The Mikrodigi 360 Digital Microphone: 21st Century Technology Is Really Here!
Dave Moulton
April 1995
Recording magazine declined to publish this one. Too bad it was for the April issue! They thought it was a joke!
Measuring this mic took a little effort, let me tell you. I had no idea how to measure a -22 dB SPL noise floor when I started! The answer turned out to be thermal. You reduce the air temperature to the point just above where it liquefies (around -260° F. - you wanna be careful doing this, because you can wreck the lattice, not to mention break off a finger!). At that temperature, there is no significant molecular motion, hence no sound detected by from the mic, in theory at least. So, using a 600 hp supercharged gas engine hooked up to a 30-ton apartment-building AC compressor and some over-sized cooling coils I borrowed, I took the mic to a local cold storage warehouse, set up and hooked up everything, and working inside a modified small freezer room (inside the cold-storage warehouse, yet!) I actually got the temperature down to -237° F. long enough to get the test done. With the mic output set at most sensitive, I actually got an output that toggled back and forth between 0 and 3 dB, referenced to -22 dB SPL. Awesome! The compressor failed before I could go any further with this test, thank God! As it was, it took 8 hours for the optical cable to thaw to a point where it could be moved without shattering. The guys at the cold-storage plant were not too pleased.

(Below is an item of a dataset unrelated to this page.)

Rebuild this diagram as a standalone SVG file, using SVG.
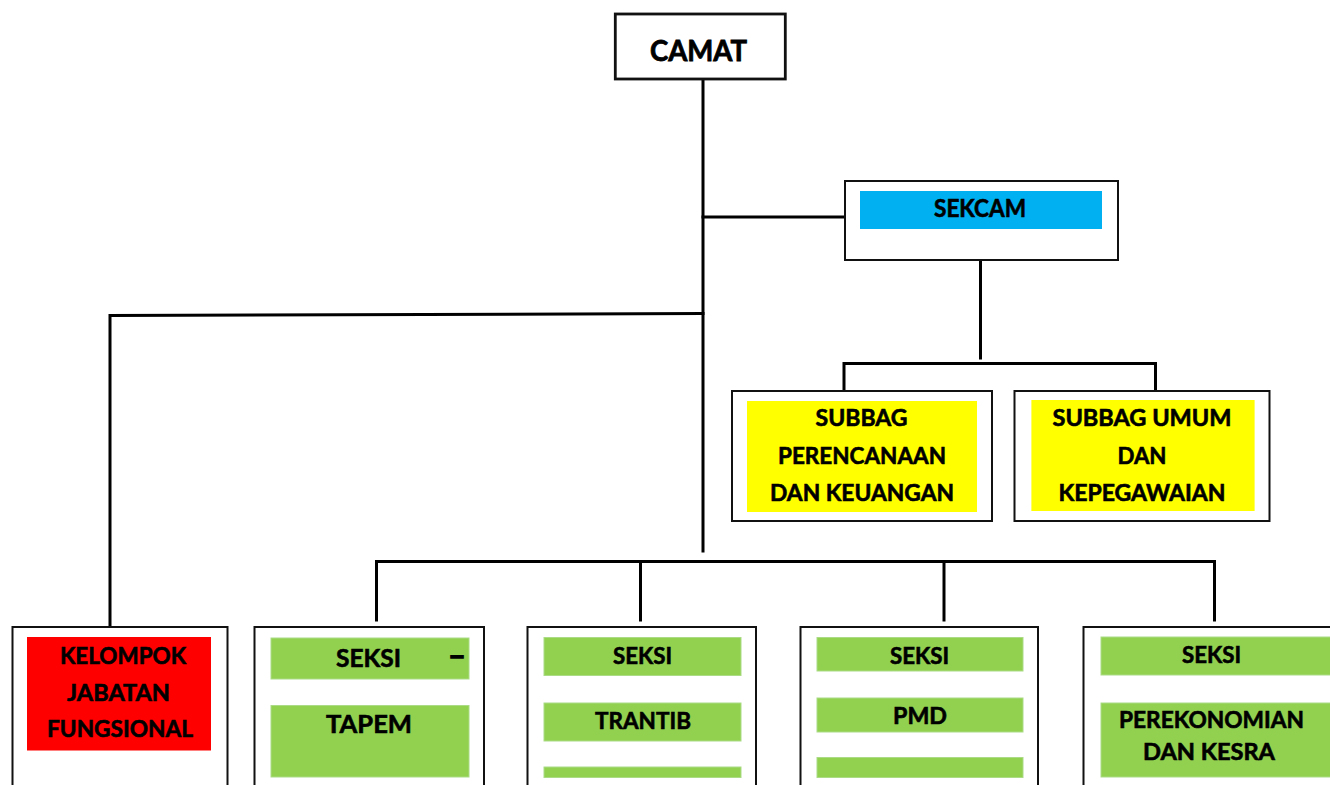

Measuring peak levels turned out to be comparatively easy. As you probably know, the sonic output of an air-bag opening in a car is about 165 dB SPL (if you think of those things as speaker diaphragms, it all begins to make sense!). So, the sound of two airbags is going to be 6 dB greater, or about 171 dB SPL, just about maximum level for the Mikrodigi 360. What I did was borrow my neighbor's new Lincoln (he's in Florida for the winter, and he left me the keys, just in case, you know), mounted the 360 in the back seat, hooked it up to a portable DAT, closed all the doors and windows, bypassed the failsafes on the secondary safety stage of the sensor system and triggered the airbags by hitting the front bumper with a small sledge-hammer. HAWHUMPFF! Wow, those suckers really pack a punch! I'm not sure I ever wanna be in there when one goes off! Anyway, once the gas cleared out (the airbags gave off a pungent white cloud of gas that really fogged up the interior for about half an hour), the Mikrodigi didn't seem to be much the worse for wear and the peak-hold level indicator on the DAT read -1 dB. Pow! Right on spec!
Frequency response was flat as far as I could tell - it matched my B&K to 24 kHz. at the 96 kHz. sampling rate, while falling off steeply beginning at 21 kHz. at the 44 kHz. rate.